Em relação a dados internacionais, o linkage enfrenta várias questões legais. No caso dos brasileiros, ele é feito aqui no país. Na Inglaterra, essa prática é bastante desenvolvida. Há muitos estudos sendo realizados com grandes volumes de dados (20, 50 milhões de pessoas) o que tem permitido avanços importantes, apesar de alguns desafios. A grande vantagem dessa abordagem é justamente a possibilidade de investigar questões que os estudos tradicionais, baseados em coleta primária de dados, não conseguem alcançar. Com o linkage, você pode testar hipóteses e responder perguntas complexas em larga escala. Essa é a principal força dessa metodologia, e é exatamente o que fazemos aqui no Cidacs, vinculação de dados em grande escala para gerar conhecimento relevante.
Quais os principais desafios enfrentados na utilização de grandes bases de dados administrativos em estudos sobre saúde e desigualdade?

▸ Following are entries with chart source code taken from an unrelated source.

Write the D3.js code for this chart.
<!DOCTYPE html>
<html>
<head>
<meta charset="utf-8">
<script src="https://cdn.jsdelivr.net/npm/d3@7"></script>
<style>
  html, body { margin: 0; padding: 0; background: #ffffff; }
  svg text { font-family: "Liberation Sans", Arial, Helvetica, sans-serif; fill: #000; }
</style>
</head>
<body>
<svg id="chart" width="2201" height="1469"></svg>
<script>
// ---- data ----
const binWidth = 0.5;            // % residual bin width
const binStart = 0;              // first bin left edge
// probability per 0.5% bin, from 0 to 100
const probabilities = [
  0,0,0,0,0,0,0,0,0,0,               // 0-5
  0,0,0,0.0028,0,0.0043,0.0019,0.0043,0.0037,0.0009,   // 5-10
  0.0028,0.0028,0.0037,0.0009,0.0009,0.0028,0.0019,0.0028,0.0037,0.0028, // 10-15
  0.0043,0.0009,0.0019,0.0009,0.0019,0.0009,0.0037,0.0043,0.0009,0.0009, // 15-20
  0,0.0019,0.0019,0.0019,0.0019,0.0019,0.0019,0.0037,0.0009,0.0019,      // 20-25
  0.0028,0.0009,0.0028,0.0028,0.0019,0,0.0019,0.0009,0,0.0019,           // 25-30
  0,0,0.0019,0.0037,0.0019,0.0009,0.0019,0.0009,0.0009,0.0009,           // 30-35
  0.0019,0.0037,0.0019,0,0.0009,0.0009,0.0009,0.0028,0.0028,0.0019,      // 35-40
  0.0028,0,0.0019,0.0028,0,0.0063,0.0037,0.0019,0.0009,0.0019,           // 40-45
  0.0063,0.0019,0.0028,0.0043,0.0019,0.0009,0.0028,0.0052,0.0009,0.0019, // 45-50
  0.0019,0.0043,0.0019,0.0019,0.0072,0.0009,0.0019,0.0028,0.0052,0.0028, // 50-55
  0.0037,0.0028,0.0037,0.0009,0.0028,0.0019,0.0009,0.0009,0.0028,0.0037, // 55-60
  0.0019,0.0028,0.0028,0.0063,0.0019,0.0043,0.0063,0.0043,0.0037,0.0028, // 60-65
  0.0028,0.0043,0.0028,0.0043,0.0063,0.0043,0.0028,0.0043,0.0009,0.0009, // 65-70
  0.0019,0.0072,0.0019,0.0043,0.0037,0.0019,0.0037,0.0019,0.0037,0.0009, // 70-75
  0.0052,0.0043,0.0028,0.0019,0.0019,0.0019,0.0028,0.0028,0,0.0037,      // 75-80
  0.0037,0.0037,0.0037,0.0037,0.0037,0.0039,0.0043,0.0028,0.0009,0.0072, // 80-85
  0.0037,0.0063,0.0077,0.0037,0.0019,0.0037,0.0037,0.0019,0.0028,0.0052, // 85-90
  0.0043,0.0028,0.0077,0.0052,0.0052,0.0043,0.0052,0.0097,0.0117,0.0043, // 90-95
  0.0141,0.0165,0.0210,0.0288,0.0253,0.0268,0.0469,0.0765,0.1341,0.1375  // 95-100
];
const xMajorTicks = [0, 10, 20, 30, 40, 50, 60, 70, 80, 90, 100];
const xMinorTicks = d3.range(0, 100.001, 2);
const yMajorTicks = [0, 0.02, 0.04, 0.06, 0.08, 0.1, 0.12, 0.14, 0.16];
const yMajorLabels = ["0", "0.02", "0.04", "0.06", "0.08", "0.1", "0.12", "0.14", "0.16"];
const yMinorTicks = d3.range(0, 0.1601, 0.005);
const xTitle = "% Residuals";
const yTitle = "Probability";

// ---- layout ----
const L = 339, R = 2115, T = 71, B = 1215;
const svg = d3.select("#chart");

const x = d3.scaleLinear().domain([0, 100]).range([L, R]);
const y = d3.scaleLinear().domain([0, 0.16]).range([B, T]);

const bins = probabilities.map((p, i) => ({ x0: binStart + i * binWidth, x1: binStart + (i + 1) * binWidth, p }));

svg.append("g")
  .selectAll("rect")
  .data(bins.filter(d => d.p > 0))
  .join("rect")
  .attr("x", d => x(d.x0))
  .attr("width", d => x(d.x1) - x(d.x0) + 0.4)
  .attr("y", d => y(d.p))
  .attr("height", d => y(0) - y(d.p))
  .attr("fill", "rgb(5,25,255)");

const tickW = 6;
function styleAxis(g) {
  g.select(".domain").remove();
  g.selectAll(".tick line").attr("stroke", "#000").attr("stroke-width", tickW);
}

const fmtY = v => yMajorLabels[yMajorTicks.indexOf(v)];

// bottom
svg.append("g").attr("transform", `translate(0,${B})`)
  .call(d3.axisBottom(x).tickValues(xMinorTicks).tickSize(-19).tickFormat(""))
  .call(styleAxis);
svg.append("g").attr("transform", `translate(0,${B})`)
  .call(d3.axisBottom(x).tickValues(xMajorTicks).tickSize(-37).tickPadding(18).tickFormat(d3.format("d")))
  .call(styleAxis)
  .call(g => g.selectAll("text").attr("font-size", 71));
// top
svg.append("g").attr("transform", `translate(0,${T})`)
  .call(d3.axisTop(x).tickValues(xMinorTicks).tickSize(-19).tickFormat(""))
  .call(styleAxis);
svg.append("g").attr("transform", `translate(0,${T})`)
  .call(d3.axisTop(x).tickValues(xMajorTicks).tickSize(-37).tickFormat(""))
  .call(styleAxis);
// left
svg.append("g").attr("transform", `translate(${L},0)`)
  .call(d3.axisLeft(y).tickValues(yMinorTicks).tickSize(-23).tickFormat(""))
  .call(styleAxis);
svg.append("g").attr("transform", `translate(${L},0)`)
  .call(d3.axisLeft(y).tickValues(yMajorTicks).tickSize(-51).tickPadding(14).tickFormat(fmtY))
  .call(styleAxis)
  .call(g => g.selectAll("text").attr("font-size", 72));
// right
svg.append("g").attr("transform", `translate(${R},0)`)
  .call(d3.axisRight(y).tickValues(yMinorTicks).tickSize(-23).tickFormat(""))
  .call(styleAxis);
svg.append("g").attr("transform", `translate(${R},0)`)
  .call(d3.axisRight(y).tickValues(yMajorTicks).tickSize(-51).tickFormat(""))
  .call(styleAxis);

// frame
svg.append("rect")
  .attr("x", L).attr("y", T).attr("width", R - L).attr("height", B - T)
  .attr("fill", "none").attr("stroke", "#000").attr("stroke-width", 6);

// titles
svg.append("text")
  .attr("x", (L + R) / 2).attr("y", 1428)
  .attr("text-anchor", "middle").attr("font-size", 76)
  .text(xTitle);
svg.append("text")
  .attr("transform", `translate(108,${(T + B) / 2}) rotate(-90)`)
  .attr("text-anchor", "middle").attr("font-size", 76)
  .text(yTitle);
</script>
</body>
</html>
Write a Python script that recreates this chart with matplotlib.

Maurício Barreto: Existem vários desafios. Alguns são operacionais, exigindo recursos computacionais e uma governança de dados rigorosa. É preciso garantir um sistema hermético, que proteja informações pessoais e assegure a privacidade individual, como prevê a lei. Outro ponto é o acesso às bases. O Brasil tem construído registros de boa qualidade, sobretudo na área da saúde. O Sistema de Informações sobre Mortalidade (SIM), por exemplo, melhorou muito. No Cidacs, usamos os dados e eles são aceitos por revistas científicas de alto impacto como fonte válida, isso mostra a qualidade e a relevância social dos dados que produzimos. Mas ainda há problemas. Não existem políticas claras de utilização e acesso a esses dados. Apesar de a LGPD [Lei Geral de Proteção de Dados] prever explicitamente o uso para pesquisa científica, desde que respeitados os princípios de privacidade, sob supervisão ética da Conep [Comissão Nacional de Ética em Pesquisa], na prática, o acesso depende de negociações com os controladores, como o Ministério da Saúde, mas nem sempre essas bases são acessíveis.
Fala-se que o Ministério desenvolverá políticas claras para regulamentar esse processo, mas isso ainda não foi estabelecido. Esses dados são preciosos e guardam informações sensíveis, e políticas mais claras poderiam ampliar enormemente o uso dessas bases para pesquisas no SUS, permitindo compreender questões de saúde da população brasileira e avaliar o potencial de equidade do sistema.
Nossas análises mostram, por exemplo, que políticas sociais e de saúde como a Atenção Primária contribuem para melhorar as condições de saúde e reduzir desigualdades. São políticas claramente pró-equidade. Por isso, acredito que o acesso coordenado a esses dados pode gerar imensas contribuições como entender dilemas e grandes problemas de saúde, avaliar benefícios de políticas, projetar cenários futuros e produzir conhecimentos essenciais para o bem comum.